Without the pictures, print the lines running from the beginning of the material to the line containing "const innerH = H", both ends included.

>> Start RAW DATA

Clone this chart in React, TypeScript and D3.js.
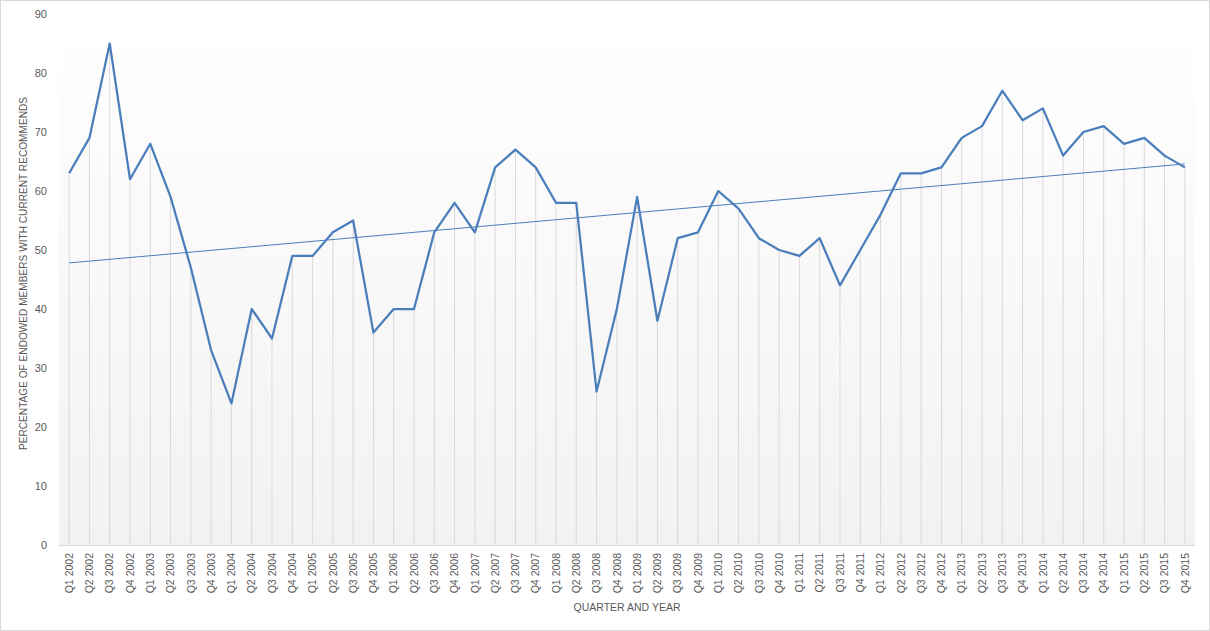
import { useMemo } from "react";
import * as d3 from "d3";

const W = 1210;
const H = 631;

const years = d3.range(2002, 2016);
const quarters = ["Q1", "Q2", "Q3", "Q4"];
const categories = years.flatMap((y) => quarters.map((q) => `${q} ${y}`));

const percentValues = [
  63, 69, 85, 62, 68, 59, 47, 33, 24, 40, 35, 49, 49, 53, 55, 36,
  40, 40, 53, 58, 53, 64, 67, 64, 58, 58, 26, 40, 59, 38, 52, 53,
  60, 57, 52, 50, 49, 52, 44, 50, 56, 63, 63, 64, 69, 71, 77, 72,
  74, 66, 70, 71, 68, 69, 66, 64,
];

const yTicks = [0, 10, 20, 30, 40, 50, 60, 70, 80, 90];

const LINE = "#4a7ebb";
const TEXT = "#595959";
const FONT = "'Liberation Sans', Arial, sans-serif";

const margin = { top: 14, right: 15, bottom: 86, left: 59 };

export default function App() {
  const innerW = W - margin.left - margin.right;
  const innerH = H - margin.top - margin.bottom;

  const x = d3.scaleBand<string>().domain(categories).range([0, innerW]).padding(0);
  const y = d3.scaleLinear().domain([0, 90]).range([innerH, 0]);
  const cx = (c: string) => (x(c) ?? 0) + x.bandwidth() / 2;

  const line = d3
    .line<number>()
    .x((_, i) => cx(categories[i]))
    .y((d) => y(d));

  // least-squares trend line, like the spreadsheet's linear trendline
  const trend = useMemo(() => {
    const n = percentValues.length;
    const xs = d3.range(1, n + 1);
    const mx = d3.mean(xs)!;
    const my = d3.mean(percentValues)!;
    const slope =
      d3.sum(xs, (v, i) => (v - mx) * (percentValues[i] - my)) /
      d3.sum(xs, (v) => (v - mx) ** 2);
    const icpt = my - slope * mx;
    return [icpt + slope * 1, icpt + slope * n];
  }, []);

  return (
    <svg
      width={W}
      height={H}
      style={{ position: "absolute", left: 0, top: 0, display: "block", background: "#fff" }}
      fontFamily={FONT}
    >
      <defs>
        <linearGradient id="plotBg" x1="0" y1="0" x2="0" y2="1">
          <stop offset="0" stopColor="#ffffff" />
          <stop offset="1" stopColor="#f2f2f2" />
        </linearGradient>
      </defs>
      <rect x={0.5} y={0.5} width={W - 1} height={H - 1} fill="#fff" stroke="#d9d9d9" />

      <g transform={`translate(${margin.left},${margin.top})`}>
        <rect x={0} y={0} width={innerW} height={innerH} fill="url(#plotBg)" />

        {/* drop lines */}
        {percentValues.map((v, i) => (
          <line
            key={categories[i]}
            x1={cx(categories[i])}
            x2={cx(categories[i])}
            y1={y(v)}
            y2={innerH}
            stroke="#d9d9d9"
            strokeWidth={1}
          />
        ))}

        <line x1={0} x2={innerW} y1={innerH + 0.5} y2={innerH + 0.5} stroke="#d9d9d9" />

        {yTicks.map((t) => (
          <text
            key={t}
            x={-12}
            y={y(t)}
            dy="0.35em"
            textAnchor="end"
            fontSize={11}
            fill={TEXT}
          >
            {t}
          </text>
        ))}

        {categories.map((c) => (
          <text
            key={c}
            transform={`translate(${cx(c)},${innerH + 8}) rotate(-90)`}
            textAnchor="end"
            dy="0.35em"
            fontSize={10.5}
            fill={TEXT}
          >
            {c}
          </text>
        ))}

        <line
          x1={cx(categories[0])}
          x2={cx(categories[categories.length - 1])}
          y1={y(trend[0])}
          y2={y(trend[1])}
          stroke={LINE}
          strokeWidth={1}
        />

        <path
          d={line(percentValues) ?? ""}
          fill="none"
          stroke={LINE}
          strokeWidth={2.25}
          strokeLinejoin="round"
        />

        <text
          x={innerW / 2}
          y={innerH + 66}
          textAnchor="middle"
          fontSize={10.5}
          fill={TEXT}
        >
          QUARTER AND YEAR
        </text>
      </g>

      <text
        transform={`translate(27,${margin.top + innerH / 2 - 6}) rotate(-90)`}
        textAnchor="middle"
        fontSize={10.5}
        fill={TEXT}
        textLength={353}
        lengthAdjust="spacingAndGlyphs"
      >
        PERCENTAGE OF ENDOWED MEMBERS WITH CURRENT RECOMMENDS
      </text>
    </svg>
  );
}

>> End RAW DATA

WRITTEN RESPONSE:
Clone this chart in React, TypeScript and D3.js.
import { useMemo } from "react";
import * as d3 from "d3";

const W = 1210;
const H = 631;

const years = d3.range(2002, 2016);
const quarters = ["Q1", "Q2", "Q3", "Q4"];
const categories = years.flatMap((y) => quarters.map((q) => `${q} ${y}`));

const percentValues = [
  63, 69, 85, 62, 68, 59, 47, 33, 24, 40, 35, 49, 49, 53, 55, 36,
  40, 40, 53, 58, 53, 64, 67, 64, 58, 58, 26, 40, 59, 38, 52, 53,
  60, 57, 52, 50, 49, 52, 44, 50, 56, 63, 63, 64, 69, 71, 77, 72,
  74, 66, 70, 71, 68, 69, 66, 64,
];

const yTicks = [0, 10, 20, 30, 40, 50, 60, 70, 80, 90];

const LINE = "#4a7ebb";
const TEXT = "#595959";
const FONT = "'Liberation Sans', Arial, sans-serif";

const margin = { top: 14, right: 15, bottom: 86, left: 59 };

export default function App() {
  const innerW = W - margin.left - margin.right;
  const innerH = H - margin.top - margin.bottom;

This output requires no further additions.